Moreover, it seems implausible as well. Atheists will sometimes say that moral values simply attach necessarily to certain natural states of affairs. The technical term here is “supervene.” These moral properties supervene on natural states. An example of supervention would be how the property of wetness supervenes on hydrogen and oxygen when they are combined in a certain way. Neither hydrogen nor oxygen is wet, but if you combine hydrogen and oxygen as H2O, then wetness is a property that necessarily attaches to that substance. It supervenes on that state of affairs.

The claim is that moral properties in a similar way supervene on natural states of affairs.
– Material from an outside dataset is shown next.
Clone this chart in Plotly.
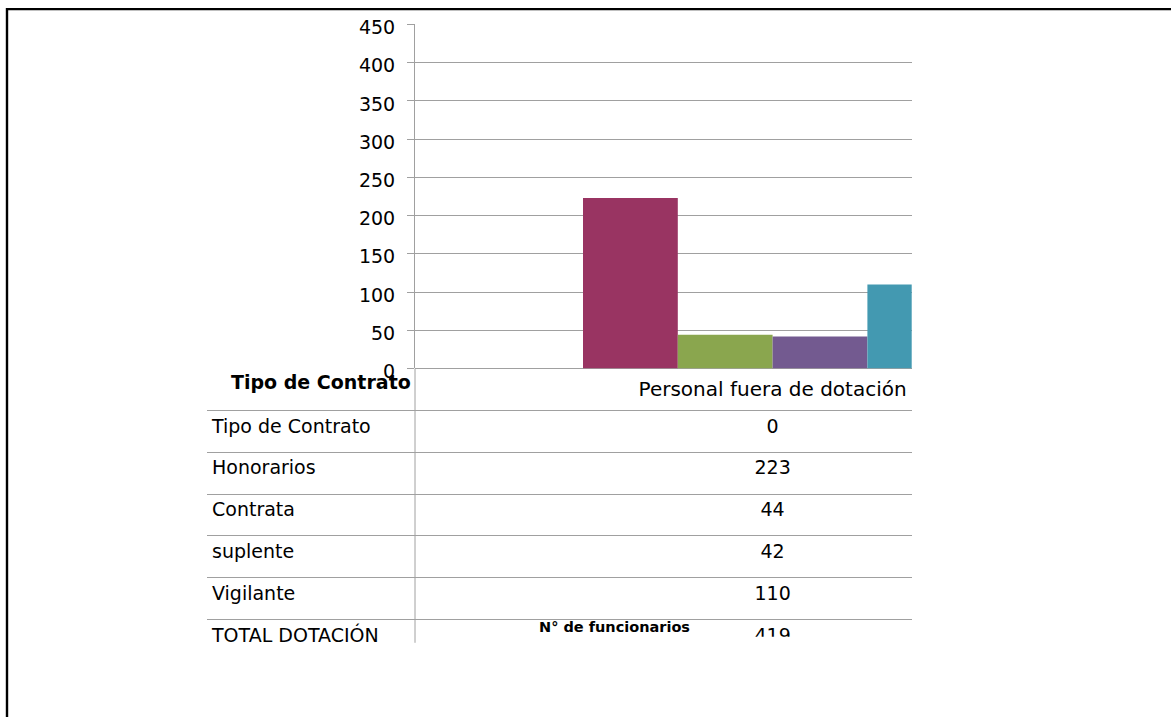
import plotly.graph_objects as go

# ---------------- data ----------------
category = ["Personal fuera de dotación"]
series_names = ["Tipo de Contrato", "Honorarios", "Contrata", "suplente", "Vigilante", "TOTAL DOTACIÓN"]
series_values = [0, 223, 44, 42, 110, 419]
series_colors = ["#4A7EBB", "#993462", "#8AA64E", "#735A90", "#4399B1", "#F79646"]
y_ticks = [0, 50, 100, 150, 200, 250, 300, 350, 400, 450]
table_header = "Tipo de Contrato"
value_axis_title = "N° de funcionarios"

# ---------------- layout geometry ----------------
W, H = 1171, 717
# the capture maps figure y -> A + B*y ; compensate so reference pixels line up
A, B = 10.9, 0.9637


def vy(py):
    """reference pixel row -> figure pixel row"""
    return (py - A) / B


def fx(px):
    return px / W


def fy(py):
    return 1 - vy(py) / H


PLOT_L, PLOT_R = 415, 911.7
PLOT_T, PLOT_B = 27.3, 369.3
TABLE_L = 207
ROW0 = 410.8
ROW_H = 41.65
LABEL_CLIP = 642
VALUE_CLIP = 636
GROUP_CENTER = 772.6
BAR_W = 94.8
BARGAP = 0.4
GRID = "#A0A0A0"
FONT = "DejaVu Sans"
FS = 19


def row_units(py):
    return (py - ROW0) / ROW_H


scale = BAR_W * len(series_names) / (1 - BARGAP)
x_range = [-(GROUP_CENTER - PLOT_L) / scale, (PLOT_R - GROUP_CENTER) / scale]

fig = go.Figure()

for name, val, col in zip(series_names, series_values, series_colors):
    fig.add_trace(go.Bar(
        x=category, y=[val], name=name,
        marker=dict(color=col, line=dict(width=0)),
        showlegend=False, hoverinfo="skip",
    ))

n = len(series_names)
row_y = [i + 0.42 for i in range(n)]

# table: row labels
fig.add_trace(go.Scatter(
    x=[5] * n, y=row_y, text=series_names, mode="text",
    textposition="middle right",
    textfont=dict(family=FONT, size=FS, color="black"),
    xaxis="x2", yaxis="y2", showlegend=False, hoverinfo="skip",
    cliponaxis=True,
))
# table: values
fig.add_trace(go.Scatter(
    x=[GROUP_CENTER - PLOT_L] * n, y=row_y, text=[str(v) for v in series_values],
    mode="text", textposition="middle center",
    textfont=dict(family=FONT, size=FS, color="black"),
    xaxis="x3", yaxis="y3", showlegend=False, hoverinfo="skip",
    cliponaxis=True,
))

fig.update_layout(
    width=W, height=H, autosize=False,
    margin=dict(l=0, r=0, t=0, b=0, pad=0),
    paper_bgcolor="white", plot_bgcolor="white",
    barmode="group", bargap=BARGAP, bargroupgap=0,
    xaxis=dict(
        type="category", range=x_range,
        domain=[fx(PLOT_L), fx(PLOT_R)],
        showgrid=False, zeroline=False, showline=False, ticks="",
        ticklabelstandoff=7,
        tickfont=dict(family=FONT, size=20, color="black"),
        anchor="y",
    ),
    yaxis=dict(
        range=[0, 450], tickvals=y_ticks,
        domain=[fy(PLOT_B), fy(PLOT_T)],
        showgrid=True, gridcolor=GRID, gridwidth=1,
        zeroline=True, zerolinecolor=GRID, zerolinewidth=1,
        showline=True, linecolor=GRID, linewidth=1,
        ticks="outside", ticklen=7, tickcolor=GRID, tickwidth=1,
        ticklabelstandoff=8, ticklabelshift=3,
        tickfont=dict(family=FONT, size=FS, color="black"),
        anchor="x",
    ),
    xaxis2=dict(
        domain=[fx(TABLE_L), fx(PLOT_L)], range=[0, PLOT_L - TABLE_L],
        visible=False, anchor="y2",
    ),
    yaxis2=dict(
        domain=[fy(LABEL_CLIP), fy(PLOT_B)],
        range=[row_units(LABEL_CLIP), row_units(PLOT_B)],
        tickvals=list(range(n)), showticklabels=False, ticks="",
        showgrid=True, gridcolor=GRID, gridwidth=1,
        zeroline=False, showline=False, anchor="x2",
    ),
    xaxis3=dict(
        domain=[fx(PLOT_L), fx(PLOT_R)], range=[0, PLOT_R - PLOT_L],
        visible=False, anchor="y3",
    ),
    yaxis3=dict(
        domain=[fy(VALUE_CLIP), fy(PLOT_B)],
        range=[row_units(VALUE_CLIP), row_units(PLOT_B)],
        tickvals=list(range(n)), showticklabels=False, ticks="",
        showgrid=True, gridcolor=GRID, gridwidth=1,
        zeroline=False, showline=False, anchor="x3",
    ),
    shapes=[
        dict(type="line", xref="paper", yref="paper",
             x0=fx(PLOT_L), x1=fx(PLOT_L), y0=fy(PLOT_B), y1=fy(LABEL_CLIP),
             line=dict(color=GRID, width=1)),
        dict(type="line", xref="paper", yref="paper",
             x0=fx(6), x1=fx(W + 5), y0=1 - 1.2 / H, y1=1 - 1.2 / H,
             line=dict(color="black", width=2.4)),
        dict(type="line", xref="paper", yref="paper",
             x0=fx(7), x1=fx(7), y0=1, y1=fy(H + 20),
             line=dict(color="black", width=2.4)),
    ],
    annotations=[
        dict(text=table_header, x=fx(413), y=fy(383), xref="paper", yref="paper",
             xanchor="right", yanchor="middle", showarrow=False,
             font=dict(family=FONT, size=19, color="black", weight="bold")),
        dict(text=value_axis_title, x=fx(615), y=fy(626), xref="paper", yref="paper",
             xanchor="center", yanchor="middle", showarrow=False,
             font=dict(family=FONT, size=14.5, color="black", weight="bold")),
    ],
)

post = """
var de = document.documentElement, b = document.body;
de.style.margin = '0'; de.style.padding = '0'; de.style.overflow = 'hidden';
b.style.margin = '0'; b.style.padding = '0'; b.style.overflow = 'hidden';
"""

fig.write_html(
    "out.html",
    config={"displayModeBar": False},
    post_script=post,
)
So the property of goodness naturally attaches to a mother’s nursing her infant. The property of badness necessarily supervenes on a man’s beating his wife. Atheists will say that once all of the natural properties are in place, then the moral properties just sort of come along with them necessarily. Now on atheism this seems to me to be extraordinarily implausible. Why think that these strange, non-natural properties like “goodness” and “badness” even exist, much less that they necessarily supervene on various natural states of affairs? I can’t see any reason to think that on atheism a full description of the natural properties involved in some situation would determine or fix any of the moral properties of that situation.
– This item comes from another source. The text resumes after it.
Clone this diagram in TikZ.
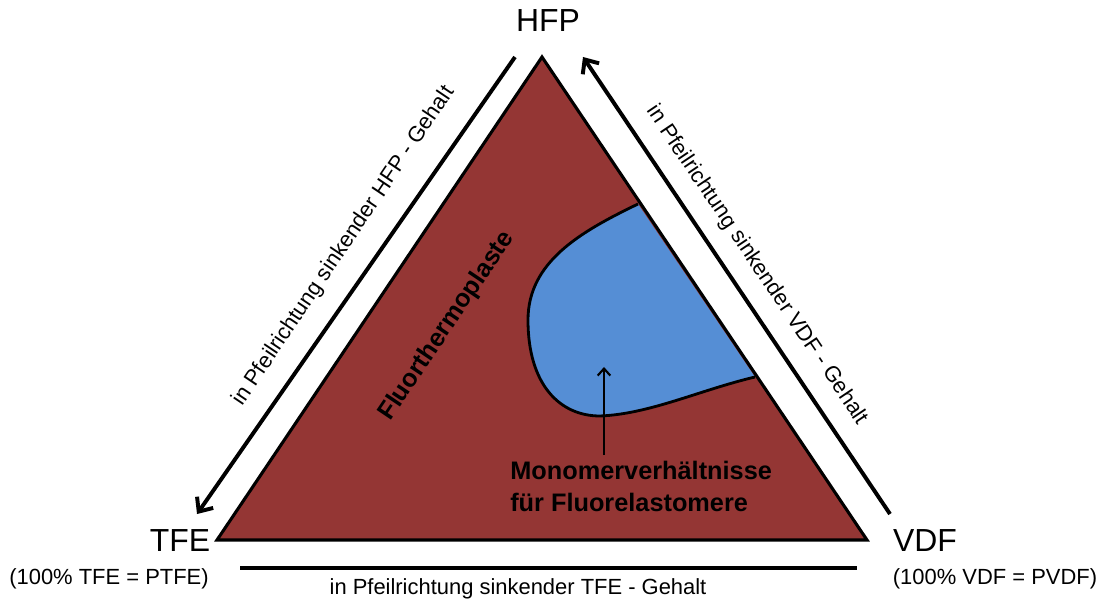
\documentclass[tikz,border=0pt]{standalone}
\usepackage{fontspec}
\setmainfont{Liberation Sans}
\usetikzlibrary{arrows.meta,positioning}
\definecolor{fkRed} {RGB}{148,54,52}
\definecolor{fkBlue}{RGB}{85,142,213}

\begin{document}
\begin{tikzpicture}
[x = 0.025cm, y = -0.025cm,
  corner/.style   = { inner sep = 0pt, font = \fontsize{22.7}{26}\selectfont },
  note/.style     = { inner sep = 0pt, font = \fontsize{15.6}{18}\selectfont },
  boldtext/.style = { inner sep = 0pt, font = \fontsize{18}{22.7}\selectfont\bfseries },
  trend/.style    = { line width = 2.8pt, -{Straight Barb[length=8pt, width=14pt]} }
]
\useasboundingbox (0,0) rectangle (1104,602);

% Corners of the triangle:
\coordinate (hfp) at (542,57);
\coordinate (tfe) at (217,540);
\coordinate (vdf) at (867,540);

% Triangle:
\fill[fkRed] (hfp) -- (tfe) -- (vdf) -- cycle;

% Region of the fluoroelastomers:
\coordinate (edgeTop) at (638,204);
\coordinate (edgeBot) at (755,377);
\filldraw[fill = fkBlue, line width = 2pt]
  (edgeTop) .. controls (580,232) and (528,262) .. (528,320)
            .. controls (528,385) and (560,416) .. (600,416)
            .. controls (650,414) and (700,390) .. (edgeBot);

\draw[line width = 2.2pt] (hfp) -- (tfe) -- (vdf) -- cycle;

% Corner labels:
\node[corner] (hfpLabel) at (548,21)  {HFP};
\node[corner] (tfeLabel) at (180,541) {TFE};
\node[corner] (vdfLabel) at (925,541) {VDF};
\node[note]   (tfeNote)  at (109,579) {(100\% TFE = PTFE)};
\node[note]   (vdfNote)  at (995,579) {(100\% VDF = PVDF)};

% Arrows along the edges:
\coordinate (hfpFrom) at (515,57);
\coordinate (hfpTo)   at (197,514);
\coordinate (vdfFrom) at (890,514);
\coordinate (vdfTo)   at (583,57);
\coordinate (tfeFrom) at (240,568);
\coordinate (tfeTo)   at (857,568);
\draw[trend] (hfpFrom) -- (hfpTo);
\draw[trend] (vdfFrom) -- (vdfTo);
\draw[line width = 2.8pt] (tfeFrom) -- (tfeTo);

\node[note, rotate =  56.06] (hfpText) at (344,246) {in Pfeilrichtung sinkender HFP - Gehalt};
\node[note, rotate = -56.06] (vdfText) at (757,265) {in Pfeilrichtung sinkender VDF - Gehalt};
\node[note]                  (tfeText) at (518,589) {in Pfeilrichtung sinkender TFE - Gehalt};

% Areas:
\node[boldtext, rotate = 56.06] (thermo) at (447,326) {Fluorthermoplaste};
\node[boldtext, align = left, anchor = north west] (elast) at (510,461)
  {Monomerverhältnisse\\für Fluorelastomere};

\coordinate (elastFrom) at (604,455);
\coordinate (elastTo)   at (604,367);
\draw[line width = 1.5pt, -{Straight Barb[length=5pt, width=9pt]}] (elastFrom) -- (elastTo);
\end{tikzpicture}
\end{document}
These humanistic philosophers have simply taken a “shopping list” approach to ethical questions. Because they hold to Humanism, they simply help themselves to the moral properties that they need in order to do the job. They just wheel their shopping cart down the moral aisle and pick the moral properties that they want to be part of their view. But what is needed to make this view plausible is some sort of explanation for why moral properties would necessarily supervene on certain natural states of affairs. Again, it’s inadequate for the Humanist to assert that we do, in fact, see that human beings have intrinsic moral value because that’s not in dispute. Indeed, that’s the second premise of the moral argument! What we want from the Humanist is some reason to think that if atheism were true, human beings would be morally significant. As it is, I think their Humanism is just a stubborn moral faith.

Somebody might persist: “But why is God the ultimate standard of moral value?” In a certain sense this question is just misconceived. Anybody has the right to present his moral theory and to explain its implications. The apropos question will be whether that moral theory is plausible. In particular, whether its explanatory ultimate is a non-arbitrary and adequate stopping point. I’ve argued that on Humanism that stopping point is premature. It is arbitrary and implausible. In contrast to Humanism, I think that theism has an explanatorily plausible or adequate stopping point. For God, by definition, is the greatest conceivable being, a being that by definition is worthy of worship. Anything that does not have that property just is not God. So nothing higher could be imagined. Identifying the Good with God himself, I think, supplies a foundation for a plausible moral theory.

 


[1]          William Lane Craig and Walter Sinnott-Armstrong, God?: A Debate between a Christian and an Atheist  (New York:  Oxford University Press, 2003).